START DATASET

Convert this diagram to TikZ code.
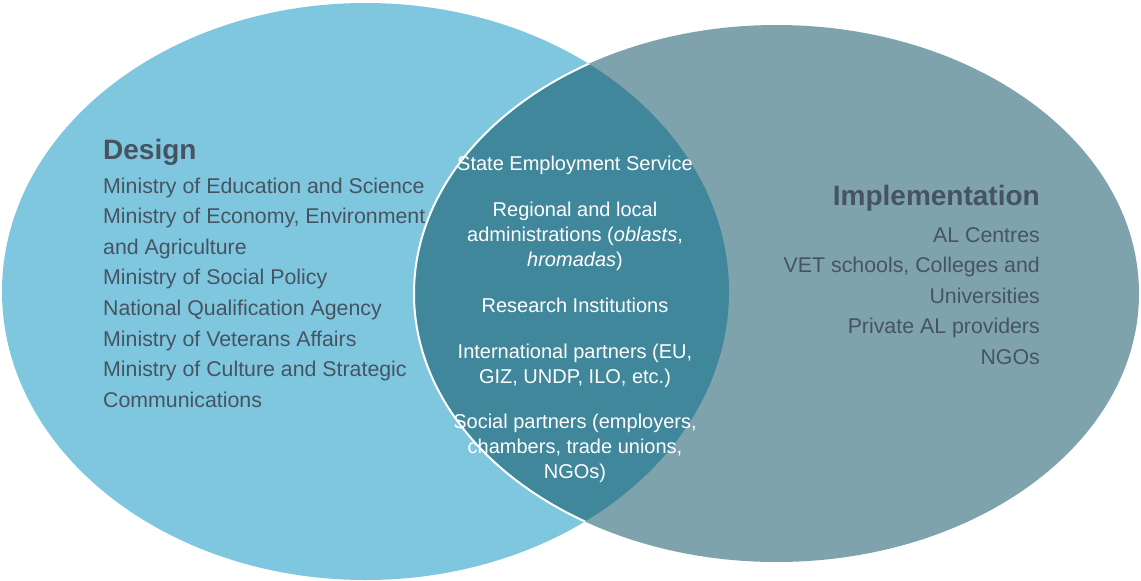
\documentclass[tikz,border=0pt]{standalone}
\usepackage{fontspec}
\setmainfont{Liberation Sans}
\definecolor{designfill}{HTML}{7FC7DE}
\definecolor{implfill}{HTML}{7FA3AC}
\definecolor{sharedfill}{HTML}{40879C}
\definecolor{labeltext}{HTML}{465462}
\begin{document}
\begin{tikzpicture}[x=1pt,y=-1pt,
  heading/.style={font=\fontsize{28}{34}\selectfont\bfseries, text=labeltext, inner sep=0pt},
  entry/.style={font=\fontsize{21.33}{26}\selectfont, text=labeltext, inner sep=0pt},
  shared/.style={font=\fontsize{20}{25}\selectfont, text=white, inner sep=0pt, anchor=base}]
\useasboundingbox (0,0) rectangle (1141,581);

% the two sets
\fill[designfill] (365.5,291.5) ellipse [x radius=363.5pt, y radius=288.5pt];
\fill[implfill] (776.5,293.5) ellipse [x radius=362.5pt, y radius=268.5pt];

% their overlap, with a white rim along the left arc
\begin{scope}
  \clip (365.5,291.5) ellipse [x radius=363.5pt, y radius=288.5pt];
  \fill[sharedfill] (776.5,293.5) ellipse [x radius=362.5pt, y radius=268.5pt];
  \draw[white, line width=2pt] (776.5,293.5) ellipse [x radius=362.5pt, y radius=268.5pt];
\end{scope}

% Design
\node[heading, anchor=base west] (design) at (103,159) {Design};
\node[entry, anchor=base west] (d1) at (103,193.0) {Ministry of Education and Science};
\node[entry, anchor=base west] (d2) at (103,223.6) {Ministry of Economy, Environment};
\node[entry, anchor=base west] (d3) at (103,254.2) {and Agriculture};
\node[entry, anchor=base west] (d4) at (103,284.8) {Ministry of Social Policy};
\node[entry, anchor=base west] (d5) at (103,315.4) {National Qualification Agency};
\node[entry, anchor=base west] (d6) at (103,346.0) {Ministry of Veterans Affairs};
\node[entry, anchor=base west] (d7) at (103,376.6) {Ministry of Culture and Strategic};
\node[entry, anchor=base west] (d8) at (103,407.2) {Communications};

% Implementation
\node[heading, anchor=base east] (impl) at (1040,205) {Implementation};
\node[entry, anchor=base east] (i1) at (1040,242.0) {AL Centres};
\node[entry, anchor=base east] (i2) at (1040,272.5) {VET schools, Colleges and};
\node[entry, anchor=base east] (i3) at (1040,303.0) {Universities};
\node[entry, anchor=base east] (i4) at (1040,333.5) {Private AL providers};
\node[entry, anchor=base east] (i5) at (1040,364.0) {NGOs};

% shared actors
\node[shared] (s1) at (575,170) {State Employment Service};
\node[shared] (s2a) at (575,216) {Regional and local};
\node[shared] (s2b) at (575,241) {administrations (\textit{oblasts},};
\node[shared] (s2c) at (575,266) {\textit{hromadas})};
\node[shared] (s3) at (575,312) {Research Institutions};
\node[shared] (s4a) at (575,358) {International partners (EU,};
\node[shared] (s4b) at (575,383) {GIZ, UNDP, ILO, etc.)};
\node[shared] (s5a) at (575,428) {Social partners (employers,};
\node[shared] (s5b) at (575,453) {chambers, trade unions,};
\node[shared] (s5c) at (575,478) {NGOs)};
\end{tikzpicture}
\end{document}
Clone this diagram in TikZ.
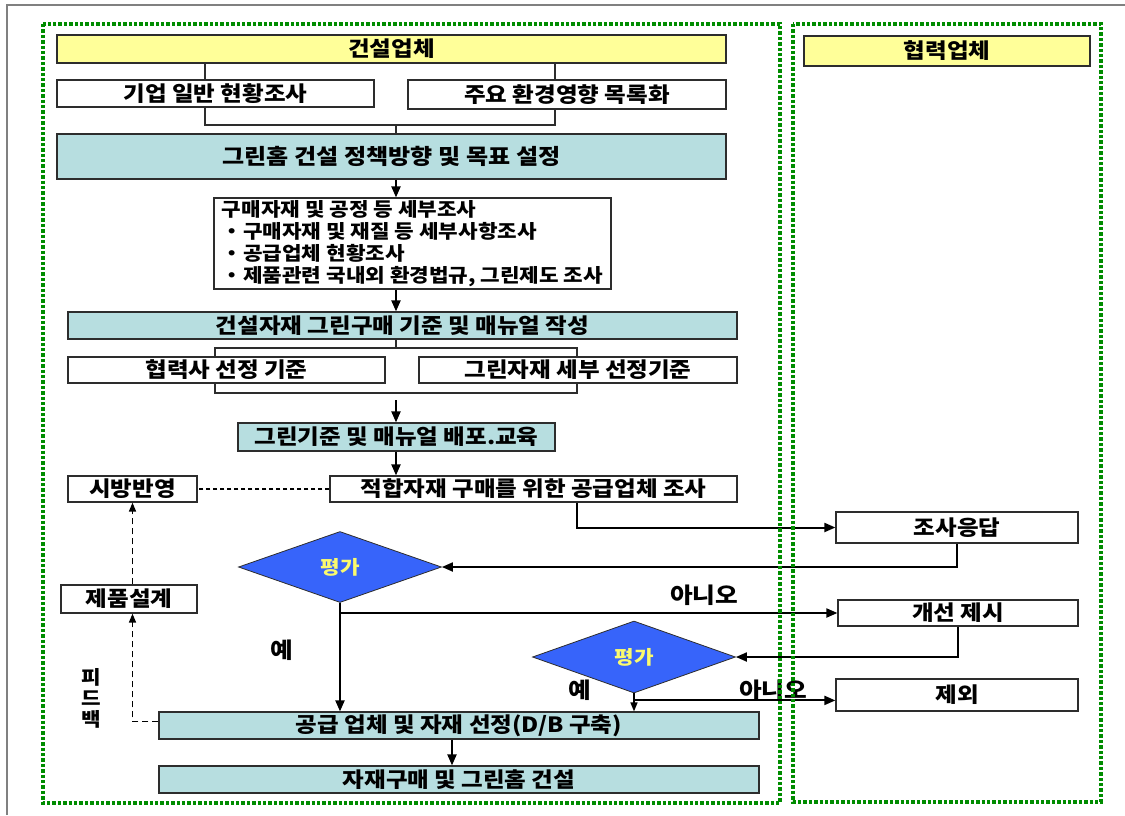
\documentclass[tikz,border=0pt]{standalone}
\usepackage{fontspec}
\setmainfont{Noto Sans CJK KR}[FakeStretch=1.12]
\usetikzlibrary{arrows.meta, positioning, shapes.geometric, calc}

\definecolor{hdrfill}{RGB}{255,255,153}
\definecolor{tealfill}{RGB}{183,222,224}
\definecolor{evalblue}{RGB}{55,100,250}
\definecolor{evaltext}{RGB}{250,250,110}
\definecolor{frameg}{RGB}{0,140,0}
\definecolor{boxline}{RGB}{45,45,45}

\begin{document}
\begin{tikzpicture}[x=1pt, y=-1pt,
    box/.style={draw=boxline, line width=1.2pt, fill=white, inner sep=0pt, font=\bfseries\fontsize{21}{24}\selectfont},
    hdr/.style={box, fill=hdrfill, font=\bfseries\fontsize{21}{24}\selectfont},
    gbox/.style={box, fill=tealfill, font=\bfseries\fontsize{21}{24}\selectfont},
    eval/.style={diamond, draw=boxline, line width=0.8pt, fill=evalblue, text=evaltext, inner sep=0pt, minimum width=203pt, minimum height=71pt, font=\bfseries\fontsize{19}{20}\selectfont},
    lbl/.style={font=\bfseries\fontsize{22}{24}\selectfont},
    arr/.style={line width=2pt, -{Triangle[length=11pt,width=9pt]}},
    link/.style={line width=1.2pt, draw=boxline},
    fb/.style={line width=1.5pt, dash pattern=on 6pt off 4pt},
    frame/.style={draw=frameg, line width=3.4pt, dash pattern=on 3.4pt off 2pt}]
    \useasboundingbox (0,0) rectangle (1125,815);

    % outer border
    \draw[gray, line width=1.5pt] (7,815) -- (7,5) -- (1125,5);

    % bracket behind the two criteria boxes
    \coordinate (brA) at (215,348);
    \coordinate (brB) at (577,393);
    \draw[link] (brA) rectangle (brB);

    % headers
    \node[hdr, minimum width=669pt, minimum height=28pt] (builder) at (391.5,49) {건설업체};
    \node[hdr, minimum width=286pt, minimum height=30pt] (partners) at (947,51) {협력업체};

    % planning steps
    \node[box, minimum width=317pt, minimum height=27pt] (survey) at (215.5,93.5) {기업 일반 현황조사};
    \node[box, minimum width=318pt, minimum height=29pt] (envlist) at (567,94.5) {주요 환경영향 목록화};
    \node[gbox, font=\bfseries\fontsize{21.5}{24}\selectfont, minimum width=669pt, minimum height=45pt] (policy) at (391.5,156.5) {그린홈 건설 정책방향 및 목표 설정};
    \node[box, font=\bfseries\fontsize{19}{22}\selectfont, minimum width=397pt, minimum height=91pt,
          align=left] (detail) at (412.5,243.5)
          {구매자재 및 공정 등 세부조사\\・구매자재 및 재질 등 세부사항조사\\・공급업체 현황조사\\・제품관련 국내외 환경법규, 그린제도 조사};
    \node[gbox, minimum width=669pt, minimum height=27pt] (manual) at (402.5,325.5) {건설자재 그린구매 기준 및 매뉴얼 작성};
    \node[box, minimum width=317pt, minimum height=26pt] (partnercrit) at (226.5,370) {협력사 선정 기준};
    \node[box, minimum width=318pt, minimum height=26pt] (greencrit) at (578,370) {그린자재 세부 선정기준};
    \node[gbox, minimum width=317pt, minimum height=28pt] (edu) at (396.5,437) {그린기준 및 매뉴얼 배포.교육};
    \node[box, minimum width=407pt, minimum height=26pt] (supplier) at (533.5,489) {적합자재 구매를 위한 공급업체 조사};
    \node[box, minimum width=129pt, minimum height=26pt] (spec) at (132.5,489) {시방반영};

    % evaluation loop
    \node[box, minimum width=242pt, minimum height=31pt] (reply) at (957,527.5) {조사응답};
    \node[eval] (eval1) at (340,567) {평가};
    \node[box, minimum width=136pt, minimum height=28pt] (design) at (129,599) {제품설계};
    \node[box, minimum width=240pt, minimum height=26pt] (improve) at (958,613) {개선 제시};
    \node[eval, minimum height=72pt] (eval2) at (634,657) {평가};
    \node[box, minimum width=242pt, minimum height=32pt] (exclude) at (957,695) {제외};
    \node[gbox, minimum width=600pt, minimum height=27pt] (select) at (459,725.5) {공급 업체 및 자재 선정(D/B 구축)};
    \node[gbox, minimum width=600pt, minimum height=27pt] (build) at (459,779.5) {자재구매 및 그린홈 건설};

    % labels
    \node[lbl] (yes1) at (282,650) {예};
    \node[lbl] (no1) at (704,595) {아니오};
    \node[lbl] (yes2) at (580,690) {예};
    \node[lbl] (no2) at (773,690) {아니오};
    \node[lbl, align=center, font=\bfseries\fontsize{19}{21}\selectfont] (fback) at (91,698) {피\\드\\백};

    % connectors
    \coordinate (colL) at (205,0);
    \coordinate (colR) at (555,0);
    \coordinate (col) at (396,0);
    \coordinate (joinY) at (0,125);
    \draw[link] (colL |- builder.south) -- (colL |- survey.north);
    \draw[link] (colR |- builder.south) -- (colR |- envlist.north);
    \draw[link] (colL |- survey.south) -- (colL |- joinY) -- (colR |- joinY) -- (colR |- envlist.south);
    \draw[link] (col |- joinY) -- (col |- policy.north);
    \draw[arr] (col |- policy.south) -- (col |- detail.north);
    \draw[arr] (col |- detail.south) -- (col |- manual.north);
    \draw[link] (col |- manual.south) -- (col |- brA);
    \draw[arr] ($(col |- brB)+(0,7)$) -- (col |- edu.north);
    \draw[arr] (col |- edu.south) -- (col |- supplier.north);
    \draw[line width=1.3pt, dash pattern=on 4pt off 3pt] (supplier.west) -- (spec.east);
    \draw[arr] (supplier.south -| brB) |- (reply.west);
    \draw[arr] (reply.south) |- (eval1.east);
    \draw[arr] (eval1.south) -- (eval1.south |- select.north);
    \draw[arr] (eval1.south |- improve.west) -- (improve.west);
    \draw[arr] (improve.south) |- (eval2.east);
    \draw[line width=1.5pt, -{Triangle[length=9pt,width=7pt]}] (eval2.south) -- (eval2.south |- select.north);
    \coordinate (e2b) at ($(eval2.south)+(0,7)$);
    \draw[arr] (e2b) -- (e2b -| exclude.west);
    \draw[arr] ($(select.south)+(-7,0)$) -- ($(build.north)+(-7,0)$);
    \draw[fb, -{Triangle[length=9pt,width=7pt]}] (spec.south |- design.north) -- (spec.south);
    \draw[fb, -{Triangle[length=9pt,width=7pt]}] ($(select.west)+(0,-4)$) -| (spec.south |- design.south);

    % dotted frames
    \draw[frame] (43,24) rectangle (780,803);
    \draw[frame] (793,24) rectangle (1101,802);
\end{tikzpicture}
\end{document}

END DATASET

THE EXERCISE: Only the lines from the top of the data through the line with "anchor=base east] (i5)" should be quoted, exactly and with both ends kept; skip the pictures.

RESULT OF THIS TASK:
Convert this diagram to TikZ code.
\documentclass[tikz,border=0pt]{standalone}
\usepackage{fontspec}
\setmainfont{Liberation Sans}
\definecolor{designfill}{HTML}{7FC7DE}
\definecolor{implfill}{HTML}{7FA3AC}
\definecolor{sharedfill}{HTML}{40879C}
\definecolor{labeltext}{HTML}{465462}
\begin{document}
\begin{tikzpicture}[x=1pt,y=-1pt,
  heading/.style={font=\fontsize{28}{34}\selectfont\bfseries, text=labeltext, inner sep=0pt},
  entry/.style={font=\fontsize{21.33}{26}\selectfont, text=labeltext, inner sep=0pt},
  shared/.style={font=\fontsize{20}{25}\selectfont, text=white, inner sep=0pt, anchor=base}]
\useasboundingbox (0,0) rectangle (1141,581);

% the two sets
\fill[designfill] (365.5,291.5) ellipse [x radius=363.5pt, y radius=288.5pt];
\fill[implfill] (776.5,293.5) ellipse [x radius=362.5pt, y radius=268.5pt];

% their overlap, with a white rim along the left arc
\begin{scope}
  \clip (365.5,291.5) ellipse [x radius=363.5pt, y radius=288.5pt];
  \fill[sharedfill] (776.5,293.5) ellipse [x radius=362.5pt, y radius=268.5pt];
  \draw[white, line width=2pt] (776.5,293.5) ellipse [x radius=362.5pt, y radius=268.5pt];
\end{scope}

% Design
\node[heading, anchor=base west] (design) at (103,159) {Design};
\node[entry, anchor=base west] (d1) at (103,193.0) {Ministry of Education and Science};
\node[entry, anchor=base west] (d2) at (103,223.6) {Ministry of Economy, Environment};
\node[entry, anchor=base west] (d3) at (103,254.2) {and Agriculture};
\node[entry, anchor=base west] (d4) at (103,284.8) {Ministry of Social Policy};
\node[entry, anchor=base west] (d5) at (103,315.4) {National Qualification Agency};
\node[entry, anchor=base west] (d6) at (103,346.0) {Ministry of Veterans Affairs};
\node[entry, anchor=base west] (d7) at (103,376.6) {Ministry of Culture and Strategic};
\node[entry, anchor=base west] (d8) at (103,407.2) {Communications};

% Implementation
\node[heading, anchor=base east] (impl) at (1040,205) {Implementation};
\node[entry, anchor=base east] (i1) at (1040,242.0) {AL Centres};
\node[entry, anchor=base east] (i2) at (1040,272.5) {VET schools, Colleges and};
\node[entry, anchor=base east] (i3) at (1040,303.0) {Universities};
\node[entry, anchor=base east] (i4) at (1040,333.5) {Private AL providers};
\node[entry, anchor=base east] (i5) at (1040,364.0) {NGOs};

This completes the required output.